Extract everything from the first line through the line with "1.68, 1.2, 0.66]", both ends included, except for any pictures.

[Start Data provided]

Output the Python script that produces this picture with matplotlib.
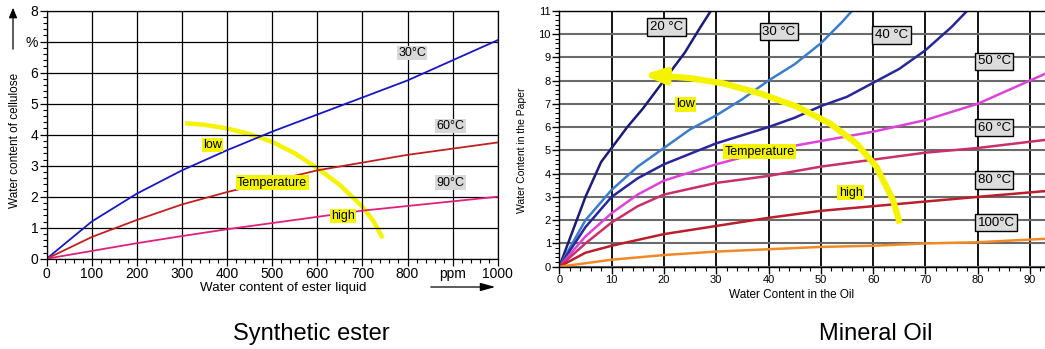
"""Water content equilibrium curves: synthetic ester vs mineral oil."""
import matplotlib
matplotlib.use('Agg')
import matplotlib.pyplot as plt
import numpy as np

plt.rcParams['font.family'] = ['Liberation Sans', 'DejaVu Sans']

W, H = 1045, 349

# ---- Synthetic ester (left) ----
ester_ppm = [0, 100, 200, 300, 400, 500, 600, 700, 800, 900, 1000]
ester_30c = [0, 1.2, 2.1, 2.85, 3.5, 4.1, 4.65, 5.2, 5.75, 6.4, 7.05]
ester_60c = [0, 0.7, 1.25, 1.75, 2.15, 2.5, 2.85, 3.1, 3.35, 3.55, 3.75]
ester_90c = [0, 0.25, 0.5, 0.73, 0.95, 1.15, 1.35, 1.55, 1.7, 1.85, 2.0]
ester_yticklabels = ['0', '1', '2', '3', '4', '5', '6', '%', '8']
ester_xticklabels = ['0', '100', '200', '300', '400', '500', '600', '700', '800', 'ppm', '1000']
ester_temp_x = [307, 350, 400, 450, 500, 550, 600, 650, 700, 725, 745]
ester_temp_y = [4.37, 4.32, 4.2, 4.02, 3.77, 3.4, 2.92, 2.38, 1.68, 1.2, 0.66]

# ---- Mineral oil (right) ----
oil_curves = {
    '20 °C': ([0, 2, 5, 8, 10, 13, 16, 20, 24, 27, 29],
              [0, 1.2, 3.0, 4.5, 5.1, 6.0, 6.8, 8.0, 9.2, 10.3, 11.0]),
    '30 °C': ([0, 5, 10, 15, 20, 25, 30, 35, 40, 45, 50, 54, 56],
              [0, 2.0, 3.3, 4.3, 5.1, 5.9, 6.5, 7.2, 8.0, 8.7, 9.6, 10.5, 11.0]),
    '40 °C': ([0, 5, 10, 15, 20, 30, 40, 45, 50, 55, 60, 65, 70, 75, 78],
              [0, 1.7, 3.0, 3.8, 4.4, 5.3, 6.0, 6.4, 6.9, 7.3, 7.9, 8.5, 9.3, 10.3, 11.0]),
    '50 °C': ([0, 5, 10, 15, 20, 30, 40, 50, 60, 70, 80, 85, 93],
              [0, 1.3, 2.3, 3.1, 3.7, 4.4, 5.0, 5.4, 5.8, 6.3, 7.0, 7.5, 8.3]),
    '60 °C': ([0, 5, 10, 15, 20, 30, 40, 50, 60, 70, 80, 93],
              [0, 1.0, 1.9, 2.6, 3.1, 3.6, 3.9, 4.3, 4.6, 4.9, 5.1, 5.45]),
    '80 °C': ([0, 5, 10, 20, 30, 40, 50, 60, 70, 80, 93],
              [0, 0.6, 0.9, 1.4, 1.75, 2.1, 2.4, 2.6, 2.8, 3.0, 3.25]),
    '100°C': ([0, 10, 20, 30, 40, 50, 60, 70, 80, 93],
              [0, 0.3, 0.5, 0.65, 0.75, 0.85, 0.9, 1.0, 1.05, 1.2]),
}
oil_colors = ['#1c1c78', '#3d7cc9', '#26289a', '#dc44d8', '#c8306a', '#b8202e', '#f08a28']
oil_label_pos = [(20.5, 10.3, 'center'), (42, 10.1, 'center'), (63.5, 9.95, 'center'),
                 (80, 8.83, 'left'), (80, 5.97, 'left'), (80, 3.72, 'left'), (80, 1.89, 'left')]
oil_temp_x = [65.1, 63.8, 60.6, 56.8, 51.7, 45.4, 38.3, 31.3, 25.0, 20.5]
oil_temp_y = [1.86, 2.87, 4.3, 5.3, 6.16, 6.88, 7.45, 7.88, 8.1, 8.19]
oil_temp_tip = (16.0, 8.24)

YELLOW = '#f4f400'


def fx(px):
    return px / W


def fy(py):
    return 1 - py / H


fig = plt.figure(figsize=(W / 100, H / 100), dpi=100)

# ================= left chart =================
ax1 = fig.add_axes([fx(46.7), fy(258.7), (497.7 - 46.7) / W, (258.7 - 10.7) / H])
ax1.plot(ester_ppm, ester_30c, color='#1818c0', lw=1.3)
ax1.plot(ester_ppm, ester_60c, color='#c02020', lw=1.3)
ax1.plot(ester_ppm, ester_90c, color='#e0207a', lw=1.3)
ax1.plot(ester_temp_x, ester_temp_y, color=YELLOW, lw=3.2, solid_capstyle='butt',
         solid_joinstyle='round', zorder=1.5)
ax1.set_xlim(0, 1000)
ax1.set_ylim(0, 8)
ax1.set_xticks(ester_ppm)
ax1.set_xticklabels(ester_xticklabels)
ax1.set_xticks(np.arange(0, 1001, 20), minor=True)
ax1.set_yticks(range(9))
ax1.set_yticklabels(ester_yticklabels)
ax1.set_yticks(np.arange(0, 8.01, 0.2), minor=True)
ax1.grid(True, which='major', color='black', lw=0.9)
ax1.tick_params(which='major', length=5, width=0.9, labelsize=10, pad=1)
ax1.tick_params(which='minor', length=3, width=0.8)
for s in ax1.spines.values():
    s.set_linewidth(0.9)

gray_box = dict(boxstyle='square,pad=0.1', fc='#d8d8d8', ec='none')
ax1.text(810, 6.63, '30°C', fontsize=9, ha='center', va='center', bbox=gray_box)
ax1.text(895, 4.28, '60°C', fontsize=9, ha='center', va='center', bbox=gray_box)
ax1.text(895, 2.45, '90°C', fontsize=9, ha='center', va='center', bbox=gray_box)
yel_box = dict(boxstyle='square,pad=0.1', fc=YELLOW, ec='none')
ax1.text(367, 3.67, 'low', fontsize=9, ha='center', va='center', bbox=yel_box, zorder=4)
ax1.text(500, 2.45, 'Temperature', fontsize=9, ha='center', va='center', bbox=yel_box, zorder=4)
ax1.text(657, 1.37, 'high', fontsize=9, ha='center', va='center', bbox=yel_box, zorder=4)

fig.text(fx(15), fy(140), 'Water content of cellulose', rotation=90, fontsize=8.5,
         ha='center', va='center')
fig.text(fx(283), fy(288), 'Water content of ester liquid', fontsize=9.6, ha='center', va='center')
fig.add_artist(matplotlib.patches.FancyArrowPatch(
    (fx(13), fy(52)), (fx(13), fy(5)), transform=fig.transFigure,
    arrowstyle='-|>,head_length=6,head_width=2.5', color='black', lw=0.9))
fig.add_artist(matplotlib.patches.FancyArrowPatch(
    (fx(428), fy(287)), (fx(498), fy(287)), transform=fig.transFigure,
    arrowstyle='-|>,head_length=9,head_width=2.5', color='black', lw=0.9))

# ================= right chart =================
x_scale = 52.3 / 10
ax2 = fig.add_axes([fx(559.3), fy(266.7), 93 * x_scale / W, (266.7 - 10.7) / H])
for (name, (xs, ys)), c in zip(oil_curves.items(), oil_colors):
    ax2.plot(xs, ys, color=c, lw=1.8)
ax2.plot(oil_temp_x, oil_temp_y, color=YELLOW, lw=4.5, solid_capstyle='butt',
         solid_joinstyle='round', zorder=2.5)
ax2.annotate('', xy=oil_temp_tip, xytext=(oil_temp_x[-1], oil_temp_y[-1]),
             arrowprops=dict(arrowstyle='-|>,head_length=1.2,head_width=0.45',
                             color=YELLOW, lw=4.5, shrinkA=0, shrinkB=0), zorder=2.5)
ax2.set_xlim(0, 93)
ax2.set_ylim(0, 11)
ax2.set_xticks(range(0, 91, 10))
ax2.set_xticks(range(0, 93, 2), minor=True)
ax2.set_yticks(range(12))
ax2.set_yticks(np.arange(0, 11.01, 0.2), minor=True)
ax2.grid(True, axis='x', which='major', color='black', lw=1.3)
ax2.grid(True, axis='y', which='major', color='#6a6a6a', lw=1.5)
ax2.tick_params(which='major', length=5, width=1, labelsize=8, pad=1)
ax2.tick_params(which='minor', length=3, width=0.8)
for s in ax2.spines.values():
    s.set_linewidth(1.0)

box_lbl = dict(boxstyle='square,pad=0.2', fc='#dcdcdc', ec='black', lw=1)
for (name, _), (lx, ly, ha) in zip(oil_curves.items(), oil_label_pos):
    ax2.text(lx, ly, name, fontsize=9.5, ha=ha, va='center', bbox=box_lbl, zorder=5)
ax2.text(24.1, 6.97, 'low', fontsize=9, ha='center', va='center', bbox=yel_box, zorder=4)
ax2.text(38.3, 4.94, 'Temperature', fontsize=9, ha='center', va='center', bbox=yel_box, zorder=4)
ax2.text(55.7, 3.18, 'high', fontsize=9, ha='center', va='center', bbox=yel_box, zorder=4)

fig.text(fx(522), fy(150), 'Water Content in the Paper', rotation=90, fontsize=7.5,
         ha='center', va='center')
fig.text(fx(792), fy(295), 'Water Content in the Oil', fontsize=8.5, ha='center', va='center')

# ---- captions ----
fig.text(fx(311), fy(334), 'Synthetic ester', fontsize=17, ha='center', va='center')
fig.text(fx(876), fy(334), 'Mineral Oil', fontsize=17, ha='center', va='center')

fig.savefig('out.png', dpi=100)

[End Data provided]

## Exercise response
Output the Python script that produces this picture with matplotlib.
"""Water content equilibrium curves: synthetic ester vs mineral oil."""
import matplotlib
matplotlib.use('Agg')
import matplotlib.pyplot as plt
import numpy as np

plt.rcParams['font.family'] = ['Liberation Sans', 'DejaVu Sans']

W, H = 1045, 349

# ---- Synthetic ester (left) ----
ester_ppm = [0, 100, 200, 300, 400, 500, 600, 700, 800, 900, 1000]
ester_30c = [0, 1.2, 2.1, 2.85, 3.5, 4.1, 4.65, 5.2, 5.75, 6.4, 7.05]
ester_60c = [0, 0.7, 1.25, 1.75, 2.15, 2.5, 2.85, 3.1, 3.35, 3.55, 3.75]
ester_90c = [0, 0.25, 0.5, 0.73, 0.95, 1.15, 1.35, 1.55, 1.7, 1.85, 2.0]
ester_yticklabels = ['0', '1', '2', '3', '4', '5', '6', '%', '8']
ester_xticklabels = ['0', '100', '200', '300', '400', '500', '600', '700', '800', 'ppm', '1000']
ester_temp_x = [307, 350, 400, 450, 500, 550, 600, 650, 700, 725, 745]
ester_temp_y = [4.37, 4.32, 4.2, 4.02, 3.77, 3.4, 2.92, 2.38, 1.68, 1.2, 0.66]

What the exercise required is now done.